Like it or not, that is what members of the Ferguson community, black and white alike, male and female, decided. Until we know better, we have to accept it. Yes, if you feel the need to protest, do so. But do so within the bounds of the law. Otherwise, don’t yell and scream and cry about finding yourselves on the receiving end of a citation or a trip to jail. Freedom of speech and assembly doesn’t mean you do say whatever you want wherever you want.

And ask yourselves this, those of you who had no problem breaking the law last night — be it in Dallas or elsewhere — how would you have felt if the roles had been reversed and you had been the one stuck in traffic for several hours or if it had been your business burned down?

6 Comments

  1. But Amanda that’s different!!!! [Very Big Sarcastic Grin]

    I’m getting very cynical about the so-called “community organizers” who appear to want riots or “peaceful” mobs to harass others. They’re safe because they often aren’t out there “leading” the mobs.

    1. Sorry for the delay in responding. You’re right about the so-called community organizers. I’d love to see, just once, someone charge them when violence occurs after they call for “action”.

  2. Amanda all told I did nine years in law enforcement. Had I been in Officer Wilsons place I would not have gotten hit. The thug would have died when he refused to behave in a rational manner. Once he refused to leave the street he was endangering other people’s lives. The officer’s life and anyone driving along who came upon him and had to take evasive action trying not to hit him! The jury would probability have indited me, and that is why I got out of law enforcement. I watched two offices die trying to keep a guy on Angel Dust safe. One was struck by a car and the other had his neck broken by the man he was trying to save. The individual had hurt three other people and the higher said we needed to subdue him rather than shoot him! I call Bullschise on the whole attitude about dealing with people actively breaking the law.

    1. Gary, I hear you.
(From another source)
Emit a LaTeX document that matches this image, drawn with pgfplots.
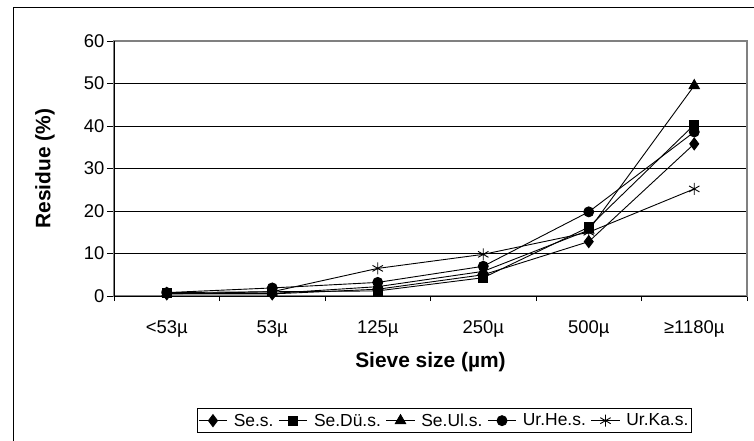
\documentclass[border=0pt]{standalone}
\usepackage{pgfplots}
\pgfplotsset{compat=1.18}
\usepackage{fontspec}
\setmainfont{Liberation Sans}

\newcommand\chartfont{\fontsize{18.5}{22}\selectfont}
\newcommand\legendfont{\fontsize{17.5}{21}\selectfont}
\newcommand\titlefont{\fontsize{21}{25}\selectfont\bfseries}

\pgfplotsset{
  residue/.style={black, line width=0.9bp, mark options={solid, fill=black, line width=0.9bp}},
}

\begin{document}
\begin{tikzpicture}[font=\chartfont]
\useasboundingbox (0,0) rectangle (754bp,-441bp);
% chart frame (open towards the right and bottom)
\draw[black, line width=1bp] (13bp,-441bp) -- (13bp,-7bp) -- (754bp,-7bp);

\begin{axis}[
  at={(114bp,-296bp)}, anchor=south west,
  scale only axis, width=633bp, height=255bp,
  font=\chartfont,
  xmin=-0.5, xmax=5.5, ymin=0, ymax=60,
  xtick={0,1,2,3,4,5},
  xticklabels={<53µ,53µ,125µ,250µ,500µ,≥1180µ},
  minor xtick={-0.5,0.5,1.5,2.5,3.5,4.5,5.5},
  ytick={0,10,...,60},
  tick align=outside, tick pos=lower,
  major tick length=7bp, minor tick length=5bp,
  x tick style={draw=none},
  minor x tick style={draw=black, line width=0.8bp},
  y tick style={black, line width=0.8bp},
  ymajorgrids, major grid style={black, line width=0.8bp},
  axis line style={draw=gray, line width=1.2bp},
  /pgf/number format/assume math mode=true,
  every tick label/.append style={font=\chartfont},
  xticklabel style={yshift=-14bp},
  yticklabel style={xshift=1bp},
  xlabel={Sieve size (µm)},
  ylabel={Residue (\%)},
  every axis label/.append style={font=\titlefont},
  xlabel style={at={(axis description cs:0.5,-0.259)}, anchor=center},
  ylabel style={at={(axis description cs:-0.109,0.5)}, anchor=center},
  legend columns=5,
  legend style={at={(axis description cs:0.131,-0.44)}, anchor=north west,
    draw=black, line width=0.8bp, fill=white,
    font=\legendfont,
    inner xsep=1bp, inner ysep=3bp,
    /tikz/every even column/.append style={column sep=3bp}},
  legend image code/.code={
    \draw[mark repeat=2, mark phase=2] plot coordinates {(0cm,0cm) (0.5cm,0cm) (1.0cm,0cm)};
    \path (1.15cm,0cm);
  },
]
\addplot[residue, mark=diamond*, mark size=6bp] coordinates
  {(0,0.5) (1,0.5) (2,1.6) (3,5.0) (4,12.8) (5,35.8)};
\addlegendentry{Se.s.}
\addplot[residue, mark=square*, mark size=4.5bp] coordinates
  {(0,0.8) (1,1.0) (2,1.2) (3,4.3) (4,16.2) (5,40.3)};
\addlegendentry{Se.Dü.s.}
\addplot[residue, mark=triangle*, mark size=6bp] coordinates
  {(0,0.6) (1,0.6) (2,2.2) (3,5.8) (4,15.5) (5,49.5)};
\addlegendentry{Se.Ul.s.}
\addplot[residue, mark=*, mark size=5bp] coordinates
  {(0,0.8) (1,1.9) (2,3.2) (3,7.0) (4,19.8) (5,38.6)};
\addlegendentry{Ur.He.s.}
\addplot[residue, mark=asterisk, mark size=6bp] coordinates
  {(0,0.5) (1,1.0) (2,6.5) (3,9.8) (4,15.0) (5,25.2)};
\addlegendentry{Ur.Ka.s.}
% left and bottom axis lines in black
\draw[black, line width=1bp] (rel axis cs:0,1) -- (rel axis cs:0,0) -- (rel axis cs:1,0);
\end{axis}
\end{tikzpicture}
\end{document}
I’ve worked with law enforcement and know a number of folks who are LEOs. That’s why I tend to get more than a little hot under the collar when I see people suggesting that there should be a presumption of wrong-doing on the officer’s part anytime a cop has to draw his weapon. I want to tell them to spend a month patrolling with a LEO on the bad side of town. I want them to see what it is like to face down someone high on PCP or the like. I want to see how they react when faced with someone who wants to commit suicide by cop and who doesn’t care how many folks he kills in the process.

      Are there bad cops? Sure. But there are a heck of a lot more good ones and I hate seeing what happened to Officer Wilson. Had I been in his shoes, I’d probably have reacted as you say you would have. Then I’d be the one up before the grand jury.

  3. ” a peaceful assembly was because the police did not overreact”
    No. It is not peaceful to stop block people in their cars on the public highway. It’s a form of false imprisonment.
    Violence was implied. It was a violent challenge because the only practical response to escape would have been violent.
    It avoided violence towards the demonstrators because the police ALLOWED UNLAWFUL BEHAVIOR.
    The violence of holding the motorists hostage was simply ignored as long as they weren’t hurt.
    It was a hostage situation but nobody will acknowledge that.
    So we are one more step away from being a nation of laws.
    The behavior was rewarded and will happen again – easier.
    People can block you in your car and detain you with no consequences.
    If you run them over you will be charged for escaping.
    This is like charging a bank clerk for escaping a hostage situation that resulted from a robbery gone bad if a robber gets hurt. It’s madness. The police have taken the side of the law breakers.

    1. I’m going to disagree with you. It was not a lawful assembly but it was peaceful. There was no property or personal damage done. It is nitpicking, but it is the truth. As for the rest of it, we’re pretty much in agreement. I would have loved to have seen more arrests. Heck, I want to see folks like Sharpton arrested and charged for inciting riots and as accessories before and after the fact for all the violence that happened in Ferguson and other areas.